Improving Active Learning with a Bayesian Representation of Epistemic Uncertainty
Jake Thomas, Jeremie Houssineau
TL;DR
This work tackles the challenge of reducing epistemic uncertainty (EU) in active learning by moving beyond purely probabilistic uncertainty representations and adopting a hybrid probabilistic-possibilistic framework. It introduces outer probability measures (OPMs) and possibility functions to explicitly model EU, and defines a possibilistic Gaussian process (PGP) to enable Bayesian-like inference within this framework. Two local, update-free acquisition strategies are developed—one based on a novel EU measure and another on the necessity of correct classification—together with probabilistic class-conditional updates via Laplace approximations. Empirical results on synthetic and real datasets demonstrate that the proposed approaches yield strong performance across binary and multiclass classification tasks, often outperforming standard baselines while maintaining computational efficiency, thereby offering a robust alternative for uncertainty-aware active learning.
Abstract
A popular strategy for active learning is to specifically target a reduction in epistemic uncertainty, since aleatoric uncertainty is often considered as being intrinsic to the system of interest and therefore not reducible.
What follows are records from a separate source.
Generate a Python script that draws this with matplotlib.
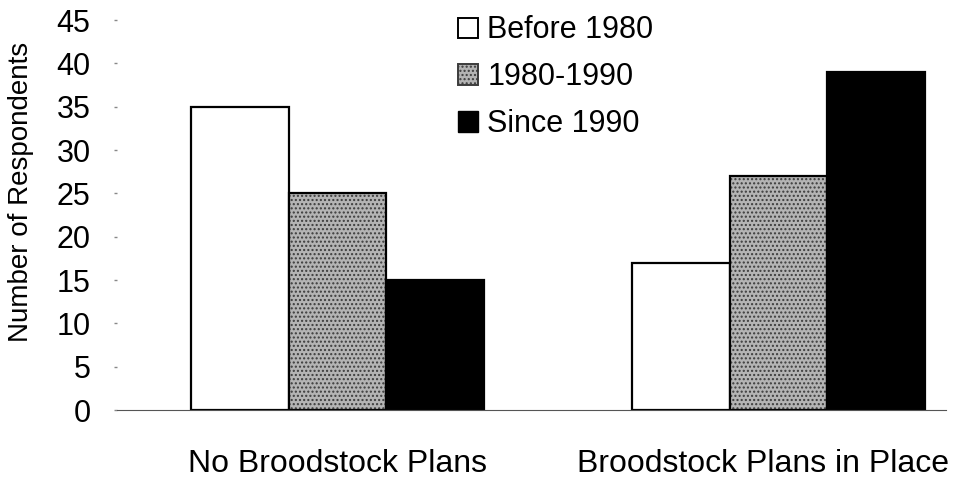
import numpy as np
import matplotlib.pyplot as plt
from matplotlib.patches import Patch
from matplotlib.transforms import ScaledTranslation

plt.rcParams['font.family'] = ['Liberation Sans', 'DejaVu Sans']

# Chart data
categories = ['No Broodstock Plans', 'Broodstock Plans in Place']
series_names = ['Before 1980', '1980-1990', 'Since 1990']
before_1980 = [35, 17]
from_1980_1990 = [25, 27]
since_1990 = [15, 39]
y_ticks = [0, 5, 10, 15, 20, 25, 30, 35, 40, 45]

fig = plt.figure(figsize=(9.59, 4.79), dpi=100)
ax = fig.add_axes([0.122, 0.144, 0.864, 0.814])

x = np.arange(len(categories))
width = 0.222

# white bars
ax.bar(x - width, before_1980, width, facecolor='white', edgecolor='black', linewidth=1.6)
# stippled gray bars: hatch layer then black outline
ax.bar(x, from_1980_1990, width, facecolor='#b4b4b4', edgecolor='#3c3c3c', hatch='....',
       linewidth=0)
ax.bar(x, from_1980_1990, width, facecolor='none', edgecolor='black', linewidth=1.6)
# black bars
ax.bar(x + width, since_1990, width, facecolor='black', edgecolor='black', linewidth=1.6)

handles = [
    Patch(facecolor='white', edgecolor='black', linewidth=1.4),
    Patch(facecolor='#b4b4b4', edgecolor='#3c3c3c', hatch='....', linewidth=1.4),
    Patch(facecolor='black', edgecolor='black'),
]
ax.legend(handles, series_names, loc='upper left', bbox_to_anchor=(0.412, 1.012),
          frameon=False, fontsize=22, handlelength=0.65, handleheight=0.65,
          handletextpad=0.3, labelspacing=0.55, borderpad=0, borderaxespad=0)

ax.set_xlim(-0.5, 1.379)
ax.set_ylim(0, 45)
ax.set_yticks(y_ticks)
ax.set_yticklabels([str(t) for t in y_ticks], fontsize=22)
ax.set_xticks(x)
ax.set_xticklabels(categories, fontsize=23)
ax.tick_params(axis='x', length=0, pad=28)
ax.tick_params(axis='y', length=2, width=1, color='#888888', pad=17)

# right category label sits a little left of its group in the original
lab = ax.get_xticklabels()[1]
lab.set_transform(lab.get_transform() + ScaledTranslation(-0.15, 0, fig.dpi_scale_trans))

for side in ['top', 'right', 'left']:
    ax.spines[side].set_visible(False)
ax.spines['bottom'].set_color('#555555')
ax.spines['bottom'].set_linewidth(0.8)

ax.set_ylabel('Number of Respondents', fontsize=20)
ax.yaxis.set_label_coords(-0.1, 0.56)

fig.savefig('out.png', dpi=100)
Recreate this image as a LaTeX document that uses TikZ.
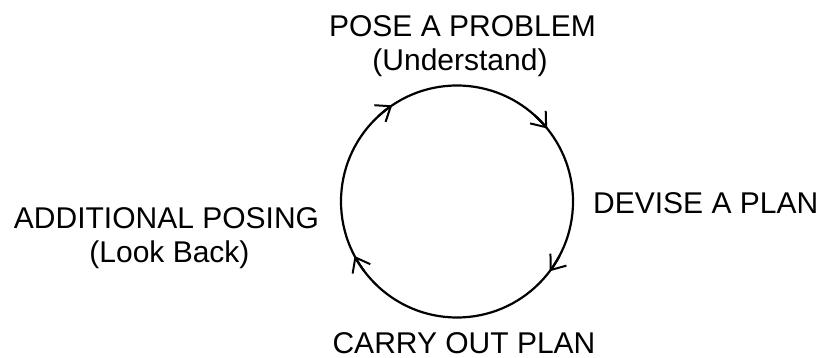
\documentclass[tikz,border=0pt]{standalone}
\usepackage{fontspec}
\setmainfont{Liberation Sans}
\usetikzlibrary{arrows.meta,calc}
\begin{document}
\begin{tikzpicture}[x=1pt,y=1pt,
  lbl/.style={inner sep=0pt, font=\fontsize{30}{36}\selectfont, anchor=base},
  ring/.style={line width=2.2pt},
  tip/.style={line width=2.2pt, -{Straight Barb[length=13pt,width=20pt,line width=2pt]}}]
\useasboundingbox (0,0) rectangle (821,-358);
\coordinate (c) at (457,-201.5);
\def\R{116}
\draw[ring] (c) circle[radius=\R];
\draw[tip] ($(c)+(133:\R)$) arc[start angle=133,end angle=124,radius=\R];
\draw[tip] ($(c)+(48:\R)$) arc[start angle=48,end angle=39,radius=\R];
\draw[tip] ($(c)+(-28:\R)$) arc[start angle=-28,end angle=-37,radius=\R];
\draw[tip] ($(c)+(217:\R)$) arc[start angle=217,end angle=208,radius=\R];
\node[lbl] (pose) at (462.5,-37) {POSE A PROBLEM};
\node[lbl] (und) at (460,-71) {(Understand)};
\node[lbl, anchor=base west] (devise) at (593,-213) {DEVISE A PLAN};
\node[lbl] (add) at (166.5,-228) {ADDITIONAL POSING};
\node[lbl] (look) at (169.5,-262) {(Look Back)};
\node[lbl] (carry) at (464,-353) {CARRY OUT PLAN};
\end{tikzpicture}
\end{document}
Yet, distinguishing these two types of uncertainty remains challenging and there is no single strategy that consistently outperforms the others. We propose to use a particular combination of probability and possibility theories, with the aim of using the latter to specifically represent epistemic uncertainty, and we show how this combination leads to new active learning strategies that have desirable properties. In order to demonstrate the efficiency of these strategies in non-trivial settings, we introduce the notion of a possibilistic Gaussian process (GP) and consider GP-based multiclass and binary classification problems, for which the proposed methods display a strong performance for both simulated and real datasets.